The origins of the university
Although central to Bridgeland today, the University of Minnesota actually got its start as a preparatory school in a frame building next to the Winslow House, a grand hotel that once graced the east bank in St. Anthony. The university building was built in November 1851 “by order of the Board of Regents of the State University” before Minnesota was even a state. The school remained at the site until 1855 when the present location was selected. While financial hardship and the Civil War forced the school to close in 1858 — several months after the first building had opened on the new campus — the institution reopened a decade later, this time as a college.
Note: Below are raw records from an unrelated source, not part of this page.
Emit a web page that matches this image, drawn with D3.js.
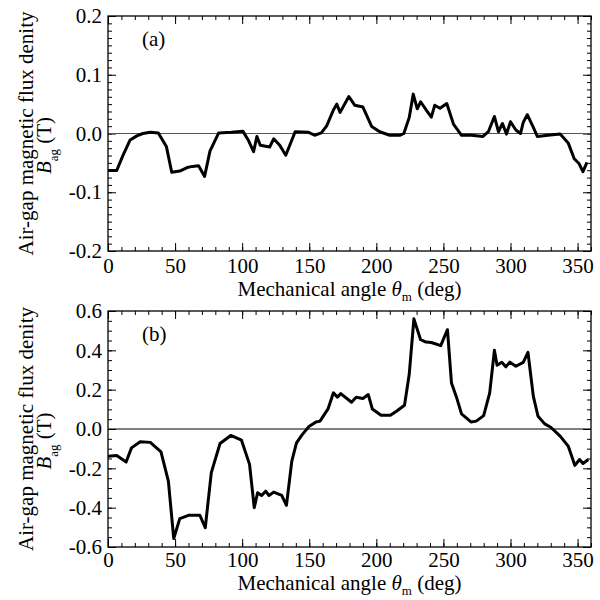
<!DOCTYPE html>
<html>
<head>
<meta charset="utf-8">
<script src="https://cdn.jsdelivr.net/npm/d3@7/dist/d3.min.js"></script>
<style>
  body { margin: 0; background: #fff; }
  text { font-family: "Liberation Serif", "DejaVu Serif", serif; fill: #000; }
</style>
</head>
<body>
<svg id="chart" width="600" height="600"></svg>
<script>
// panel (a) data: angle (deg) and air-gap flux density (T)
var angleA = [0, 6.5, 11, 16.5, 21.5, 26, 31.5, 37.5, 43.5, 47.5, 53.5, 59, 63, 67.5, 72, 76, 82.5, 92, 100.5,
  104.5, 108.5, 111, 113.5, 120.5, 123.5, 128, 132.5, 139.5, 149.5, 154, 159, 163, 168, 170.5, 173, 179.5,
  184, 190, 196.5, 202.5, 210, 217.5, 220.5, 224.5, 227.5, 230.5, 233, 237.5, 241, 243.5, 247.5, 252.5,
  257.5, 263.5, 271, 279.5, 283.5, 288, 291, 294, 297, 300, 304, 307.5, 309.5, 312.5, 316.5, 320, 328,
  337, 343, 347.5, 351, 354, 357];
var fluxA = [-0.063, -0.063, -0.038, -0.011, -0.004, 0.0, 0.002, 0.001, -0.022, -0.066, -0.064, -0.058, -0.056, -0.055, -0.073, -0.030, 0.001, 0.002, 0.004,
  -0.011, -0.031, -0.005, -0.020, -0.023, -0.009, -0.020, -0.037, 0.003, 0.002, -0.003, 0.001, 0.013, 0.040, 0.050, 0.036, 0.063,
  0.048, 0.045, 0.012, 0.003, -0.003, -0.003, 0.0, 0.027, 0.067, 0.042, 0.054, 0.039, 0.028, 0.048, 0.043, 0.051,
  0.016, -0.003, -0.003, -0.005, 0.003, 0.029, 0.003, 0.017, -0.001, 0.020, 0.006, 0.0, 0.019, 0.032, 0.013, -0.005, -0.003,
  -0.001, -0.016, -0.043, -0.051, -0.065, -0.049];

// panel (b) data
var angleB = [0, 6.5, 13.5, 17.5, 24, 31.5, 39.5, 45, 49, 53.5, 60, 68.5, 72.5, 77, 83.5, 91.5, 99.5, 105.5,
  109, 111.5, 114.5, 117.5, 120, 123.5, 129.5, 133, 137, 140.5, 144.5, 149.5, 155, 158, 164, 168, 171, 173.5,
  181.5, 185, 190, 194, 197, 203.5, 210.5, 215, 221, 224.5, 228, 233, 237, 241, 248, 253, 256, 259.5, 263.5,
  270.5, 274.5, 280, 284.5, 288, 290, 293.5, 296.5, 299.5, 304, 309.5, 313, 317, 320.5, 325.5, 330, 337, 343,
  348, 351.5, 354, 358];
var fluxB = [-0.138, -0.135, -0.168, -0.096, -0.065, -0.068, -0.116, -0.265, -0.557, -0.456, -0.439, -0.439, -0.502, -0.222, -0.074, -0.033, -0.057, -0.180,
  -0.400, -0.324, -0.338, -0.316, -0.338, -0.321, -0.338, -0.388, -0.163, -0.070, -0.031, 0.011, 0.036, 0.040, 0.102, 0.184, 0.162, 0.180,
  0.136, 0.161, 0.155, 0.175, 0.102, 0.070, 0.070, 0.090, 0.121, 0.277, 0.560, 0.454, 0.442, 0.440, 0.424, 0.505, 0.234, 0.167, 0.077,
  0.036, 0.040, 0.068, 0.184, 0.400, 0.324, 0.339, 0.316, 0.340, 0.319, 0.339, 0.390, 0.167, 0.065, 0.026, 0.009, -0.036, -0.087,
  -0.185, -0.155, -0.175, -0.155];

var xTicks = [0, 50, 100, 150, 200, 250, 300, 350];
var yTicksA = [-0.2, -0.1, 0.0, 0.1, 0.2];
var yTicksB = [-0.6, -0.4, -0.2, 0.0, 0.2, 0.4, 0.6];

var svg = d3.select("#chart");
var left = 108, right = 591;
var fs = "21px";

// plain hyphen minus like the original, not the unicode minus d3 uses
function fmt(v) { return d3.format(".1f")(v).replace("\u2212", "-"); }

function drawPanel(opt) {
  var x = d3.scaleLinear().domain([0, 360]).range([left, right]);
  var y = d3.scaleLinear().domain(opt.ydom).range([opt.bottom, opt.top]);
  var g = svg.append("g");

  // minor ticks
  var xMinor = d3.range(0, 361, 10);
  var yMinor = d3.range(opt.ydom[0], opt.ydom[1] + 1e-9, opt.yminor);

  g.append("g").attr("transform", "translate(0," + opt.bottom + ")")
    .call(d3.axisBottom(x).tickValues(xMinor).tickSize(-4).tickFormat(""));
  g.append("g").attr("transform", "translate(0," + opt.top + ")")
    .call(d3.axisTop(x).tickValues(xMinor).tickSize(-4).tickFormat(""));
  g.append("g").attr("transform", "translate(" + left + ",0)")
    .call(d3.axisLeft(y).tickValues(yMinor).tickSize(-4).tickFormat(""));
  g.append("g").attr("transform", "translate(" + right + ",0)")
    .call(d3.axisRight(y).tickValues(yMinor).tickSize(-4).tickFormat(""));

  // major ticks
  var xb = g.append("g").attr("transform", "translate(0," + opt.bottom + ")")
    .call(d3.axisBottom(x).tickValues(xTicks).tickSize(-8).tickPadding(opt.tickPad).tickFormat(d3.format("d")));
  g.append("g").attr("transform", "translate(0," + opt.top + ")")
    .call(d3.axisTop(x).tickValues(xTicks).tickSize(-8).tickFormat(""));
  g.append("g").attr("transform", "translate(" + left + ",0)")
    .call(d3.axisLeft(y).tickValues(opt.yticks).tickSize(-8).tickPadding(6).tickFormat(fmt));
  g.append("g").attr("transform", "translate(" + right + ",0)")
    .call(d3.axisRight(y).tickValues(opt.yticks).tickSize(-8).tickFormat(""));

  g.selectAll(".domain").remove();
  g.selectAll(".tick line").attr("stroke", "#000").attr("stroke-width", 1);
  g.selectAll(".tick text").style("font-family", "Liberation Serif").style("font-size", fs).attr("fill", "#000");
  xb.selectAll(".tick text").attr("dy", 0);

  // zero line
  g.append("line").attr("x1", left).attr("x2", right)
    .attr("y1", y(0)).attr("y2", y(0))
    .attr("stroke", opt.zeroColor).attr("stroke-width", 1.2);

  // curve
  var pts = opt.angle.map(function(a, i) { return [a, opt.flux[i]]; });
  g.append("path").datum(pts)
    .attr("fill", "none").attr("stroke", "#000").attr("stroke-width", 3)
    .attr("stroke-linejoin", "round")
    .attr("d", d3.line().x(function(d) { return x(d[0]); }).y(function(d) { return y(d[1]); }));

  // frame
  g.append("rect").attr("x", left).attr("y", opt.top)
    .attr("width", right - left).attr("height", opt.bottom - opt.top)
    .attr("fill", "none").attr("stroke", "#000").attr("stroke-width", 1.3);

  // panel tag
  g.append("text").attr("x", 142).attr("y", opt.top + 30)
    .style("font-size", fs).text(opt.tag);

  // x title
  var xt = g.append("text").attr("x", (left + right) / 2).attr("y", opt.bottom + opt.titlePad)
    .attr("text-anchor", "middle").style("font-size", fs);
  xt.append("tspan").text("Mechanical angle ");
  xt.append("tspan").style("font-style", "italic").text("\u03b8");
  xt.append("tspan").attr("dy", 5).style("font-size", "13px").text("m");
  xt.append("tspan").attr("dy", -5).text(" (deg)");

  // y title
  var cy = (opt.top + opt.bottom) / 2;
  g.append("text").attr("transform", "translate(33," + cy + ") rotate(-90)")
    .attr("text-anchor", "middle").style("font-size", fs)
    .text("Air-gap magnetic flux denity");
  var yt = g.append("text").attr("transform", "translate(51," + (cy + 12) + ") rotate(-90)")
    .attr("text-anchor", "middle").style("font-size", fs);
  yt.append("tspan").style("font-style", "italic").text("B");
  yt.append("tspan").attr("dy", 7).style("font-size", "13px").text("ag");
  yt.append("tspan").attr("dy", -7).text(" (T)");
}

drawPanel({ top: 16, bottom: 251, ydom: [-0.2, 0.2], yticks: yTicksA, yminor: 0.0125,
  tickPad: 22, titlePad: 45,
  angle: angleA, flux: fluxA, tag: "(a)", zeroColor: "#555" });
drawPanel({ top: 311, bottom: 547, ydom: [-0.6, 0.6], yticks: yTicksB, yminor: 0.05,
  tickPad: 20, titlePad: 43,
  angle: angleB, flux: fluxB, tag: "(b)", zeroColor: "#000" });
</script>
</body>
</html>
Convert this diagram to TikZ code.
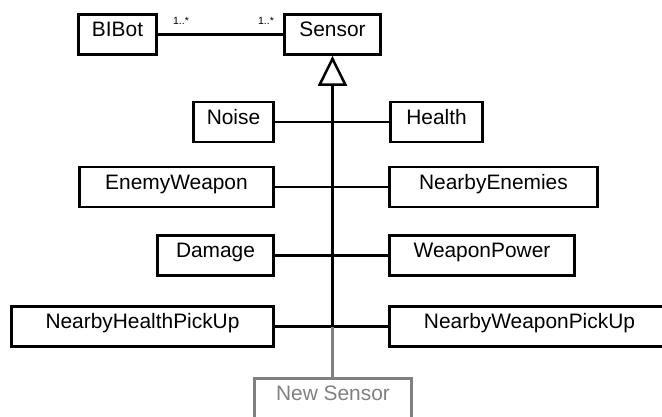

A map of the area from 1872 designates large portions of what is now Prospect Park, east of Southeast Oak Street, as the environmental farm of the university’s agricultural college.
The same 1870s-era map shows dozens of platted residential lots as fairgrounds in what is now the Seward neighborhood and the area south of East Franklin Avenue between 25th and 29th avenues South and East 24th Street. Beginning in the 1870s, the fairgrounds were the site of the Minneapolis Fair, held by Col. William S. King, one of the largest landowners in Minneapolis history. Today, Seward’s biennial King’s Fair is named for the former real estate mogul, who was also a Minnesota Congressman.
Before the settlers
One aspect of Minneapolis history that is absent in most European settlers’ accounts from the mid-1800s on up into the early 20th century is the history of the Dakota Mdewakanton, the area’s first residents. While an American Indian narrative was often suppressed in these selective histories, the Mdewakanton Band of the Dakota Nation undoubtedly hold a significant place in Minneapolis history. In fact, the prefix, Minne-, in the name Minneapolis, is a derivation of a Dakota word meaning “curling water” or “the waterfall.”